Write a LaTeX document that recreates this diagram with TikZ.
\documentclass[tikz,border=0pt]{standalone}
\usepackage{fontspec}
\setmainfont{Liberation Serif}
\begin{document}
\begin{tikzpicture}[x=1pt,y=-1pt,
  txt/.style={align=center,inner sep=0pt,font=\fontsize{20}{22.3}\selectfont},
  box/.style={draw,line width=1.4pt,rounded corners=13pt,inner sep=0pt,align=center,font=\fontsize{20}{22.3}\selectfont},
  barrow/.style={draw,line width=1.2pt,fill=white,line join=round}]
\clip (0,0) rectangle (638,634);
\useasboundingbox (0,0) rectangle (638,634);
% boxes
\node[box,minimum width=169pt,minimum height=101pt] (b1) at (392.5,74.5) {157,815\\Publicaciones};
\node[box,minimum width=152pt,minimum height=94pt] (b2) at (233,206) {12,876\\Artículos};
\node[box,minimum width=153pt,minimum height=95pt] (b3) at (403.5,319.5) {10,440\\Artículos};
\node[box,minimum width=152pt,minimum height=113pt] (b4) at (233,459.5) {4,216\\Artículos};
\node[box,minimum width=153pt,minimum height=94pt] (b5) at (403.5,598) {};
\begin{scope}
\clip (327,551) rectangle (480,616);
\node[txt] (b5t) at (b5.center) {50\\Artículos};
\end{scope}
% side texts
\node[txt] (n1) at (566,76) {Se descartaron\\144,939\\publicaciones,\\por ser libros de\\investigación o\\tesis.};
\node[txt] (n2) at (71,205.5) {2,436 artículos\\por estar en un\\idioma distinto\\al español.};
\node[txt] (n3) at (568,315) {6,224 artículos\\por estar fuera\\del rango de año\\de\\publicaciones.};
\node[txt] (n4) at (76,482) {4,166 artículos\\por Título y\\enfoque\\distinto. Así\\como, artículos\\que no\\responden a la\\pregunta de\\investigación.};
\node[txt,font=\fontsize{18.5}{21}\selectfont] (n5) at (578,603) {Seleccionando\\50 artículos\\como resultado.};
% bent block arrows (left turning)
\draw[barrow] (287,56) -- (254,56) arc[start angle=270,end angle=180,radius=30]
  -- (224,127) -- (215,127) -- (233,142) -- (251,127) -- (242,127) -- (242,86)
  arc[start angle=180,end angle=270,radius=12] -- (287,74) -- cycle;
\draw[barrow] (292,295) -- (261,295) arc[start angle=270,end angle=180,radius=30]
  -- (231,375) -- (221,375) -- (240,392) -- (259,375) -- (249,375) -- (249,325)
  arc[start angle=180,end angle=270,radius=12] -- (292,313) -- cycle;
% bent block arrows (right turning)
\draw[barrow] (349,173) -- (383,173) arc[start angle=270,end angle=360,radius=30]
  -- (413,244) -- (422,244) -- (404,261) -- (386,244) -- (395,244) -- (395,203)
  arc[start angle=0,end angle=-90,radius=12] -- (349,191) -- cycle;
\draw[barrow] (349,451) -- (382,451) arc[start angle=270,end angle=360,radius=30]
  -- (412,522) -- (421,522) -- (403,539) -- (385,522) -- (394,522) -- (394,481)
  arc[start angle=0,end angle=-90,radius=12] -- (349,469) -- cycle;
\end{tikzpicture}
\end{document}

TO DO:
Output all of the data again, exactly.

ANSWER TO THE TASK:
Write a LaTeX document that recreates this diagram with TikZ.
\documentclass[tikz,border=0pt]{standalone}
\usepackage{fontspec}
\setmainfont{Liberation Serif}
\begin{document}
\begin{tikzpicture}[x=1pt,y=-1pt,
  txt/.style={align=center,inner sep=0pt,font=\fontsize{20}{22.3}\selectfont},
  box/.style={draw,line width=1.4pt,rounded corners=13pt,inner sep=0pt,align=center,font=\fontsize{20}{22.3}\selectfont},
  barrow/.style={draw,line width=1.2pt,fill=white,line join=round}]
\clip (0,0) rectangle (638,634);
\useasboundingbox (0,0) rectangle (638,634);
% boxes
\node[box,minimum width=169pt,minimum height=101pt] (b1) at (392.5,74.5) {157,815\\Publicaciones};
\node[box,minimum width=152pt,minimum height=94pt] (b2) at (233,206) {12,876\\Artículos};
\node[box,minimum width=153pt,minimum height=95pt] (b3) at (403.5,319.5) {10,440\\Artículos};
\node[box,minimum width=152pt,minimum height=113pt] (b4) at (233,459.5) {4,216\\Artículos};
\node[box,minimum width=153pt,minimum height=94pt] (b5) at (403.5,598) {};
\begin{scope}
\clip (327,551) rectangle (480,616);
\node[txt] (b5t) at (b5.center) {50\\Artículos};
\end{scope}
% side texts
\node[txt] (n1) at (566,76) {Se descartaron\\144,939\\publicaciones,\\por ser libros de\\investigación o\\tesis.};
\node[txt] (n2) at (71,205.5) {2,436 artículos\\por estar en un\\idioma distinto\\al español.};
\node[txt] (n3) at (568,315) {6,224 artículos\\por estar fuera\\del rango de año\\de\\publicaciones.};
\node[txt] (n4) at (76,482) {4,166 artículos\\por Título y\\enfoque\\distinto. Así\\como, artículos\\que no\\responden a la\\pregunta de\\investigación.};
\node[txt,font=\fontsize{18.5}{21}\selectfont] (n5) at (578,603) {Seleccionando\\50 artículos\\como resultado.};
% bent block arrows (left turning)
\draw[barrow] (287,56) -- (254,56) arc[start angle=270,end angle=180,radius=30]
  -- (224,127) -- (215,127) -- (233,142) -- (251,127) -- (242,127) -- (242,86)
  arc[start angle=180,end angle=270,radius=12] -- (287,74) -- cycle;
\draw[barrow] (292,295) -- (261,295) arc[start angle=270,end angle=180,radius=30]
  -- (231,375) -- (221,375) -- (240,392) -- (259,375) -- (249,375) -- (249,325)
  arc[start angle=180,end angle=270,radius=12] -- (292,313) -- cycle;
% bent block arrows (right turning)
\draw[barrow] (349,173) -- (383,173) arc[start angle=270,end angle=360,radius=30]
  -- (413,244) -- (422,244) -- (404,261) -- (386,244) -- (395,244) -- (395,203)
  arc[start angle=0,end angle=-90,radius=12] -- (349,191) -- cycle;
\draw[barrow] (349,451) -- (382,451) arc[start angle=270,end angle=360,radius=30]
  -- (412,522) -- (421,522) -- (403,539) -- (385,522) -- (394,522) -- (394,481)
  arc[start angle=0,end angle=-90,radius=12] -- (349,469) -- cycle;
\end{tikzpicture}
\end{document}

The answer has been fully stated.